● **Dataset extract**:
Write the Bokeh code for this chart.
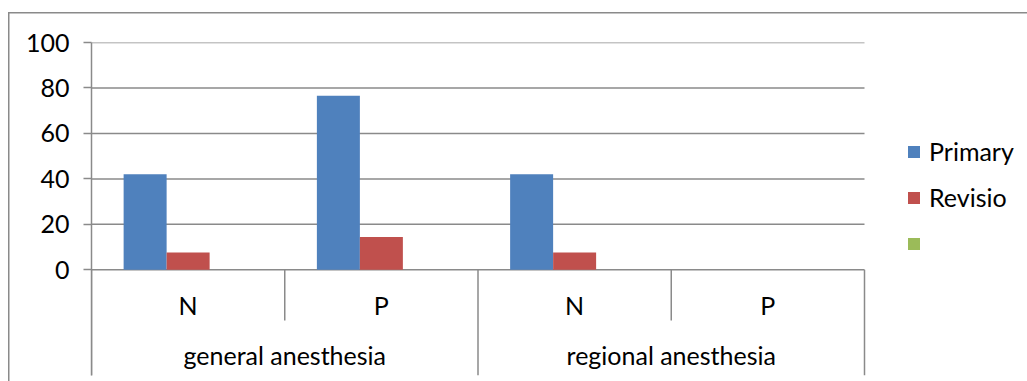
from bokeh.plotting import figure
from bokeh.models import Range1d, FixedTicker, ColumnDataSource, Legend, LegendItem
from bokeh.transform import dodge
from bokeh.embed import file_html
from bokeh.resources import INLINE
from bokeh.core.properties import value
import numpy as np

# ---- data ----
groups = ["general anesthesia", "regional anesthesia"]
subcats = ["N", "P", "N", "P"]
series_names = ["Primary", "Revisio", ""]
primary = [42, 76.6, 42, 0]
revisio = [7.6, 14.4, 7.6, 0]
third = [0, 0, 0, 0]
y_ticks = [0, 20, 40, 60, 80, 100]
colors = ["#4f81bd", "#c0504d", "#9bbb59"]

FONT = "Lato"
FS = "25px"
GRID = "#8a8a8a"

W, H = 1027, 381
LEFT = 91
PLOT_W = 773          # width in px of the category area
n = len(subcats)
per_group = n // len(groups)
xc = list(np.arange(n) + 0.5)
bw = 0.2225

outer_css = ("linear-gradient(#8a8a8a,#8a8a8a) 8px 12px / 1.5px 100% no-repeat, "
             "linear-gradient(#8a8a8a,#8a8a8a) 8px 12px / 100% 1.5px no-repeat, white")

p = figure(width=W, height=H, output_backend="svg", toolbar_location=None,
           x_range=Range1d(0, n * (W - LEFT) / PLOT_W), y_range=Range1d(-46.5, 100),
           min_border_left=LEFT, min_border_right=0, min_border_top=42,
           min_border_bottom=6, x_axis_location=None,
           styles={"background": outer_css})
p.border_fill_color = None
p.background_fill_color = "white"
p.outline_line_color = None
p.xgrid.visible = False
p.ygrid.visible = False

ya = p.yaxis[0]
ya.ticker = FixedTicker(ticks=y_ticks)
ya.major_tick_out = 8
ya.major_tick_in = 0
ya.minor_tick_out = 0
ya.minor_tick_in = 0
ya.axis_line_color = GRID
ya.axis_line_width = 1.5
ya.major_tick_line_color = GRID
ya.major_tick_line_width = 1.5
ya.major_label_text_font = FONT
ya.major_label_text_font_size = FS
ya.major_label_text_color = "black"
ya.major_label_standoff = 14

# horizontal gridlines across the category area only
p.segment(x0=[0] * len(y_ticks), x1=[n] * len(y_ticks), y0=y_ticks, y1=y_ticks,
          line_color=GRID, line_width=1.5)

src = ColumnDataSource(dict(x=xc, primary=primary, revisio=revisio, third=third))
renderers = []
for k, (col, c) in enumerate(zip(["primary", "revisio", "third"], colors)):
    r = p.vbar(x=dodge("x", (k - 1) * bw, range=p.x_range), top=col, bottom=0,
               width=bw, source=src, fill_color=c, line_color=None)
    renderers.append(r)

# category separators below the axis
short_end = -22.3
x0s, y0s, x1s, y1s = [], [], [], []
for i in range(n + 1):
    end = p.y_range.start if i % per_group == 0 else short_end
    x0s.append(i); x1s.append(i); y0s.append(0); y1s.append(end)
p.segment(x0=x0s, y0=y0s, x1=x1s, y1=y1s, line_color=GRID, line_width=1.5)

# category labels
p.text(x=xc, y=[-15.7] * n, text=subcats, text_font=value(FONT), text_font_size=FS,
       text_align="center", text_baseline="middle", text_color="black")
gx = [per_group * g + per_group / 2 for g in range(len(groups))]
p.text(x=gx, y=[-37.6] * len(groups), text=groups, text_font=value(FONT),
       text_font_size=FS, text_align="center", text_baseline="middle", text_color="black")

legend = Legend(items=[LegendItem(label=nm, renderers=[r]) for nm, r in zip(series_names, renderers)],
                location=(815, 117), orientation="vertical",
                glyph_width=15, glyph_height=15, label_standoff=8,
                label_height=30, spacing=16, padding=0, margin=0,
                border_line_color=None, background_fill_alpha=0,
                label_text_font=FONT, label_text_font_size=FS, label_text_color="black")
p.add_layout(legend, "center")

open("out.html", "w").write(file_html(p, INLINE))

● **Problem description**:
Extract, word for word, each line from the top of the data down to and including the line with "import numpy as np"; skip the pictures.

● **Problem solution**:
Write the Bokeh code for this chart.
from bokeh.plotting import figure
from bokeh.models import Range1d, FixedTicker, ColumnDataSource, Legend, LegendItem
from bokeh.transform import dodge
from bokeh.embed import file_html
from bokeh.resources import INLINE
from bokeh.core.properties import value
import numpy as np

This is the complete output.